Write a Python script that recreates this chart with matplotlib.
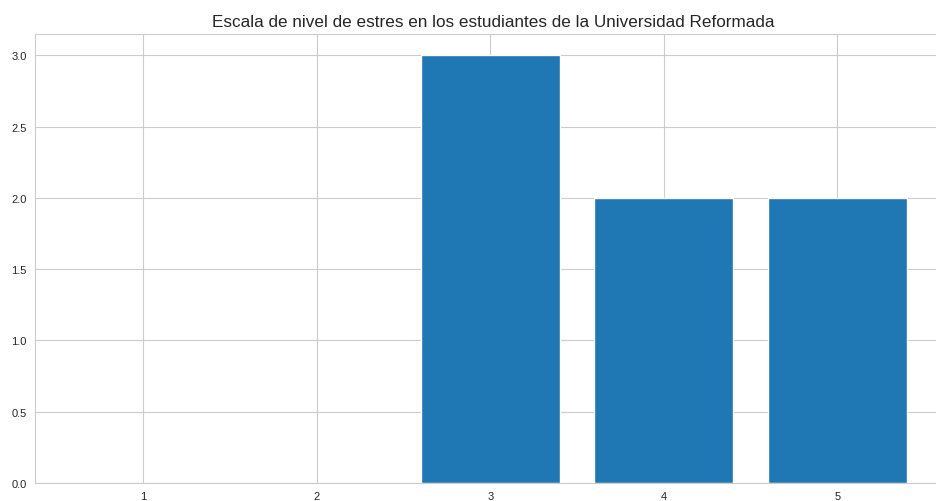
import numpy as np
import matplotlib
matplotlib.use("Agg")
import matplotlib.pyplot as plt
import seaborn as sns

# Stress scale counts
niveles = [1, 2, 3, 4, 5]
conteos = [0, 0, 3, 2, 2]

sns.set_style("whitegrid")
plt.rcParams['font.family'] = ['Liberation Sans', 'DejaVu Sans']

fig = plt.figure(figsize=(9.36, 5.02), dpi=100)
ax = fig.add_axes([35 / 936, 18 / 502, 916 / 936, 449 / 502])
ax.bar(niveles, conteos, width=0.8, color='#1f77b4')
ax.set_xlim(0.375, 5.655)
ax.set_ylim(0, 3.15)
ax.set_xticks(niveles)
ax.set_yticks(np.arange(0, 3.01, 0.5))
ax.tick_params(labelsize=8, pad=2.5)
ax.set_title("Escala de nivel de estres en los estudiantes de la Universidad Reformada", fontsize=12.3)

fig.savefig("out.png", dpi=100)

* * *

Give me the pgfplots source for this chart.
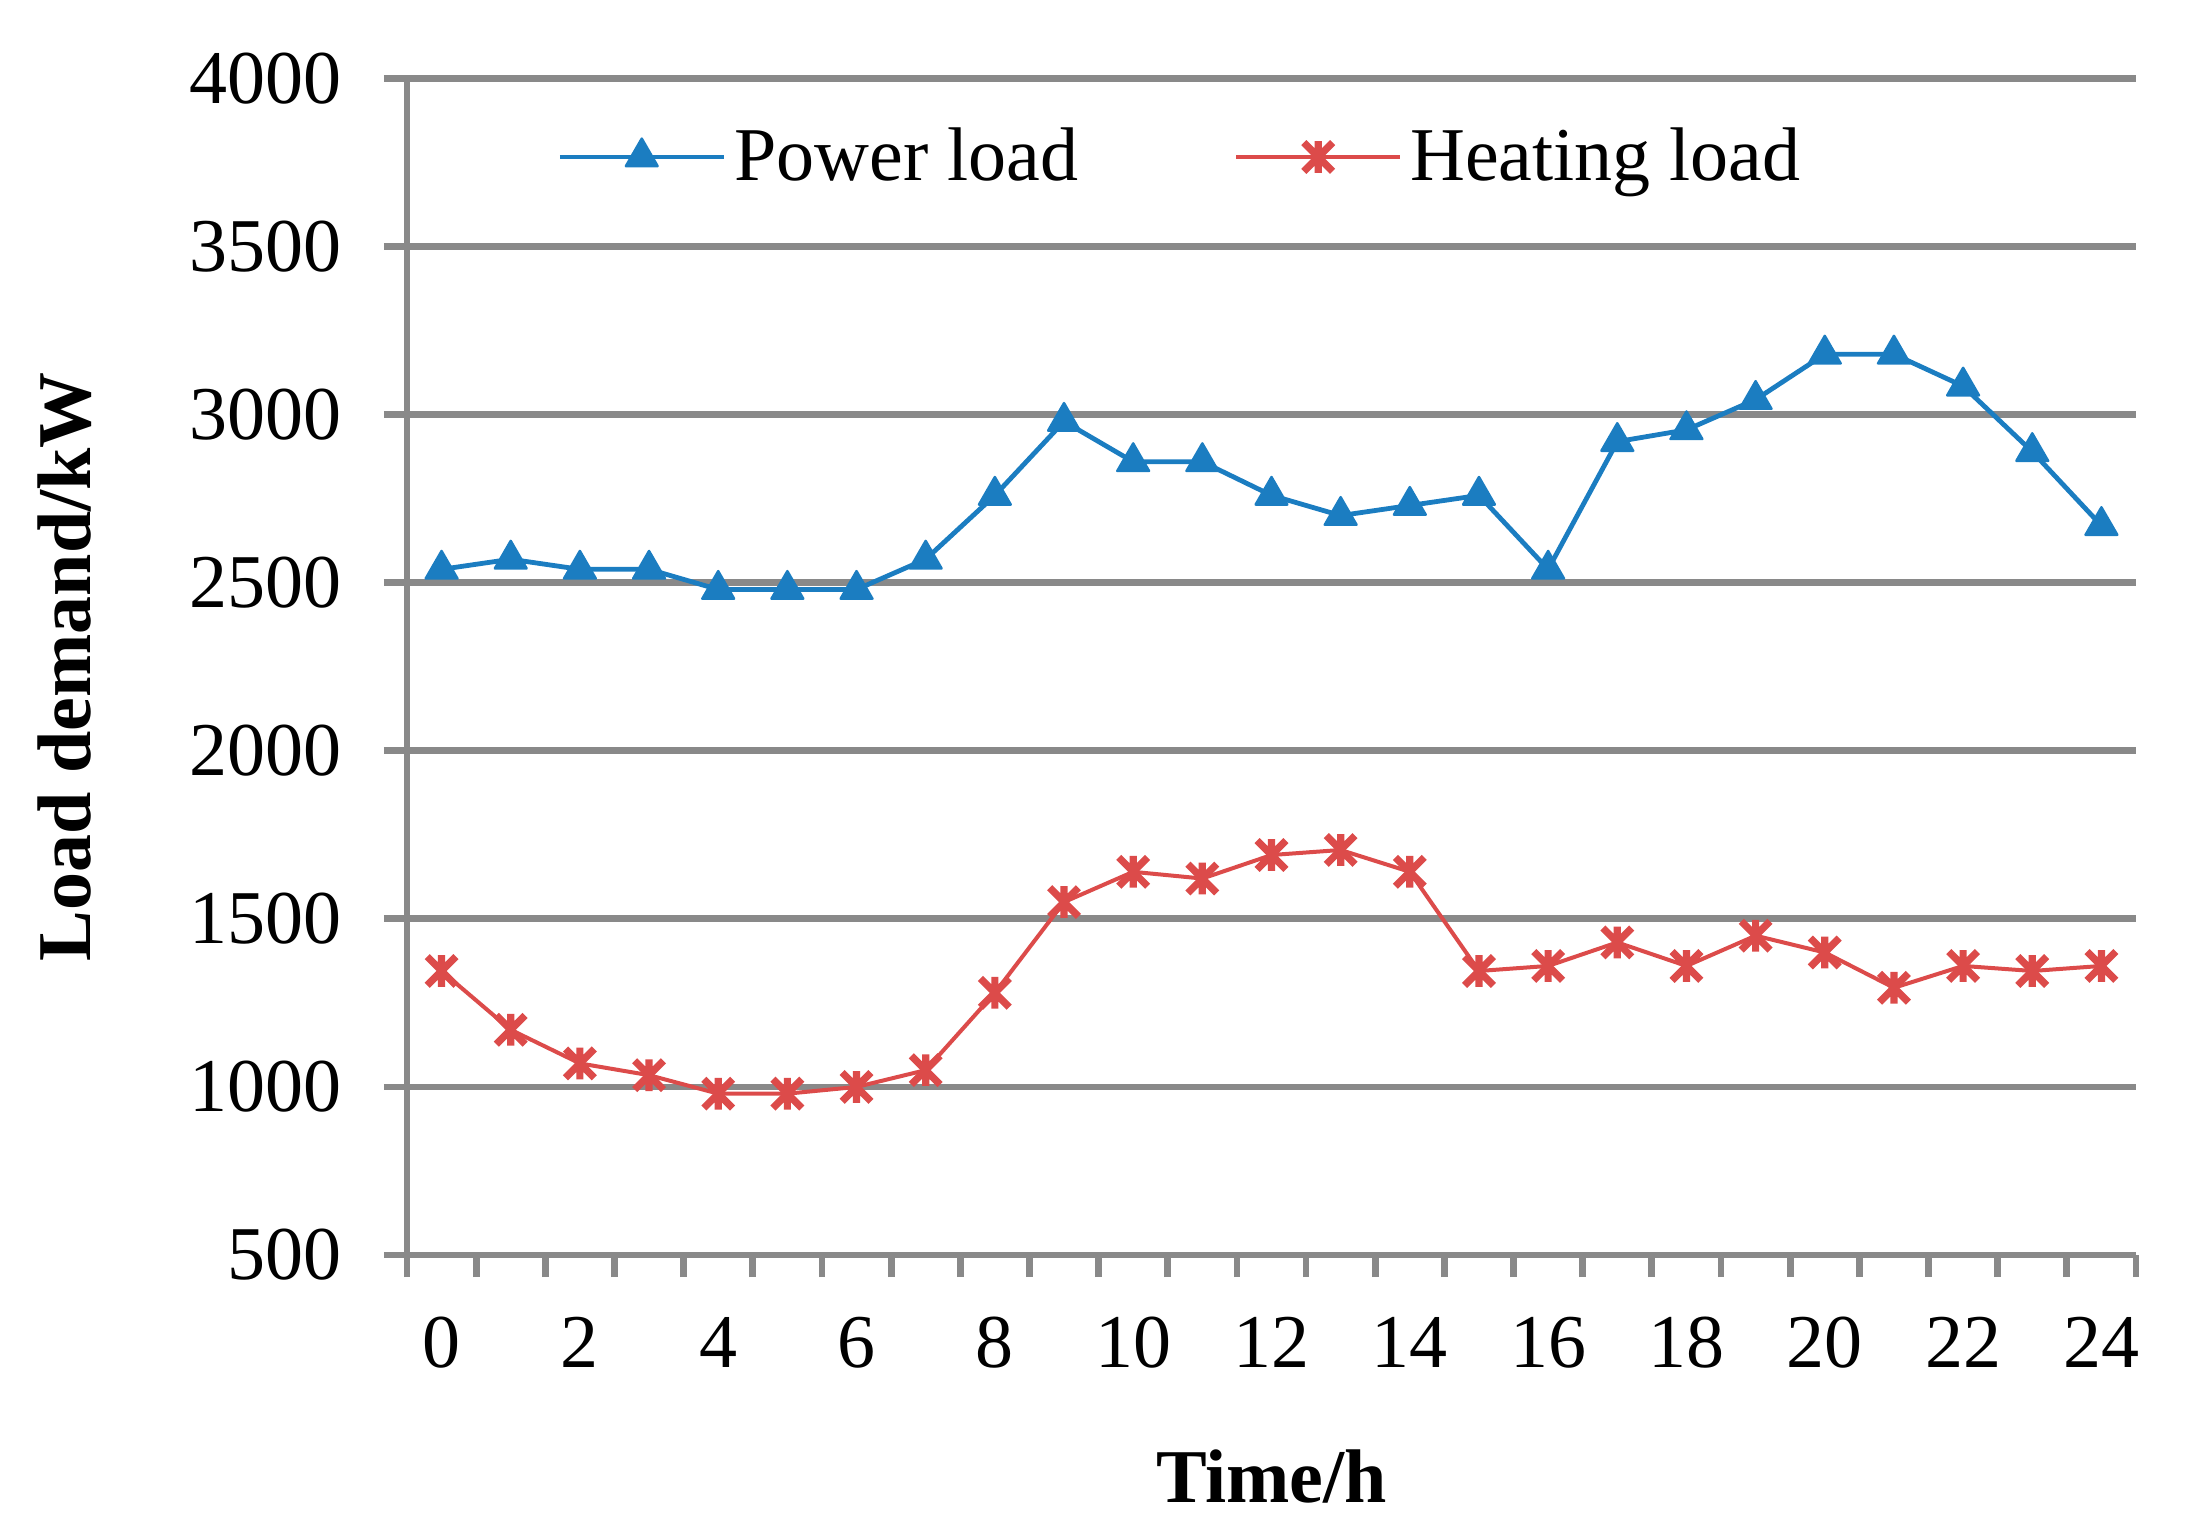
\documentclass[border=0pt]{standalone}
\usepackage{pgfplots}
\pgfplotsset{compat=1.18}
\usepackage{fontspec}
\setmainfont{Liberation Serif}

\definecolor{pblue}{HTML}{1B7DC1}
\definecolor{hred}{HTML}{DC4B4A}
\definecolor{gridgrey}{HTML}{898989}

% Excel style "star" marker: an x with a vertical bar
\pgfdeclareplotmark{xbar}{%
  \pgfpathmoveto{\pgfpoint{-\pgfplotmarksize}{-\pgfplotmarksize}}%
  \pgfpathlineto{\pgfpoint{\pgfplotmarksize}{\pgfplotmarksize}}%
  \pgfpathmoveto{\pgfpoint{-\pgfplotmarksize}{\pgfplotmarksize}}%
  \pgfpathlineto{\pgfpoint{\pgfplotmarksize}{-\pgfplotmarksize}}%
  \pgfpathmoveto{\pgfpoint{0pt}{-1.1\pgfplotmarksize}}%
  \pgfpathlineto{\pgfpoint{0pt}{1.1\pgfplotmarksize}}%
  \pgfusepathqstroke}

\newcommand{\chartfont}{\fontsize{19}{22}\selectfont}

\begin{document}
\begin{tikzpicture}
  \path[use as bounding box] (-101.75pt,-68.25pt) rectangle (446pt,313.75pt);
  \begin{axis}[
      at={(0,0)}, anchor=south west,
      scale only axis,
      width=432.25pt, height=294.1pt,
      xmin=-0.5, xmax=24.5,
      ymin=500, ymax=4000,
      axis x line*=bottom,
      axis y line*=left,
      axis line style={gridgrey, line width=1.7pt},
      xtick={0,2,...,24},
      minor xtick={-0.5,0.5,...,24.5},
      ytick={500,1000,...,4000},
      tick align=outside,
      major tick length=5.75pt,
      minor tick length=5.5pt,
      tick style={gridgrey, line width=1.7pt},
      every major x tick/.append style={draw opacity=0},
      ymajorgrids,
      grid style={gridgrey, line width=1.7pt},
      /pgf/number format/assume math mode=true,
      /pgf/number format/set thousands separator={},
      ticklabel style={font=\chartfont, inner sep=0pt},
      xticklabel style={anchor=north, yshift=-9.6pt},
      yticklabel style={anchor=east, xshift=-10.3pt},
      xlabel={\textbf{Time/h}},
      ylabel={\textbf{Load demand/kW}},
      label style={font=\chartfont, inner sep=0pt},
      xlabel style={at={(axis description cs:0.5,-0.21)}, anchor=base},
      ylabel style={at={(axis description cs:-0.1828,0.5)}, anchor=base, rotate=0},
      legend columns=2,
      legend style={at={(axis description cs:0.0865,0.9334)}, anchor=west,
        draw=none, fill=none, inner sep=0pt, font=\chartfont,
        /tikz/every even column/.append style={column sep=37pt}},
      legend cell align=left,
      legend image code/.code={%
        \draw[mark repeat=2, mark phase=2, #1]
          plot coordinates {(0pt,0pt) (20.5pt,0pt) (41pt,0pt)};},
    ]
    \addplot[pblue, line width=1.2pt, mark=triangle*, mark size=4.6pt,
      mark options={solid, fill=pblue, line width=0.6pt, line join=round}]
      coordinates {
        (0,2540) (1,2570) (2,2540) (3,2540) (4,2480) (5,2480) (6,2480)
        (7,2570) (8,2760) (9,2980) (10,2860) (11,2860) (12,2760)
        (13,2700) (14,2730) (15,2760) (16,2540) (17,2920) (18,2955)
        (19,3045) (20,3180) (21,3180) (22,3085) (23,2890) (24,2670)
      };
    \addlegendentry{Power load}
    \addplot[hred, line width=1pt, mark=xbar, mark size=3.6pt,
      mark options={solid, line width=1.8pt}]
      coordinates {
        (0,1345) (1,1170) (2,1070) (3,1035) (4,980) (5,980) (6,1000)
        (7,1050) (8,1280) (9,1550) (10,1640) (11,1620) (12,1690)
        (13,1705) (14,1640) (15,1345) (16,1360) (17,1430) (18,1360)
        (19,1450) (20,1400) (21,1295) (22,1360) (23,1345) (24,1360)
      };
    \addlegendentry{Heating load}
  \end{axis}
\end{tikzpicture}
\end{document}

▸ **SHORT TASK**: Print exactly what appears from the line holding "Write a Python" down to the line holding "plt.rcParams['font.family'] = ['Liberation", both ends kept, leaving out the pictures.

▸ **RESPONSE TO THIS TASK**:
Write a Python script that recreates this chart with matplotlib.
import numpy as np
import matplotlib
matplotlib.use("Agg")
import matplotlib.pyplot as plt
import seaborn as sns

# Stress scale counts
niveles = [1, 2, 3, 4, 5]
conteos = [0, 0, 3, 2, 2]

sns.set_style("whitegrid")
plt.rcParams['font.family'] = ['Liberation Sans', 'DejaVu Sans']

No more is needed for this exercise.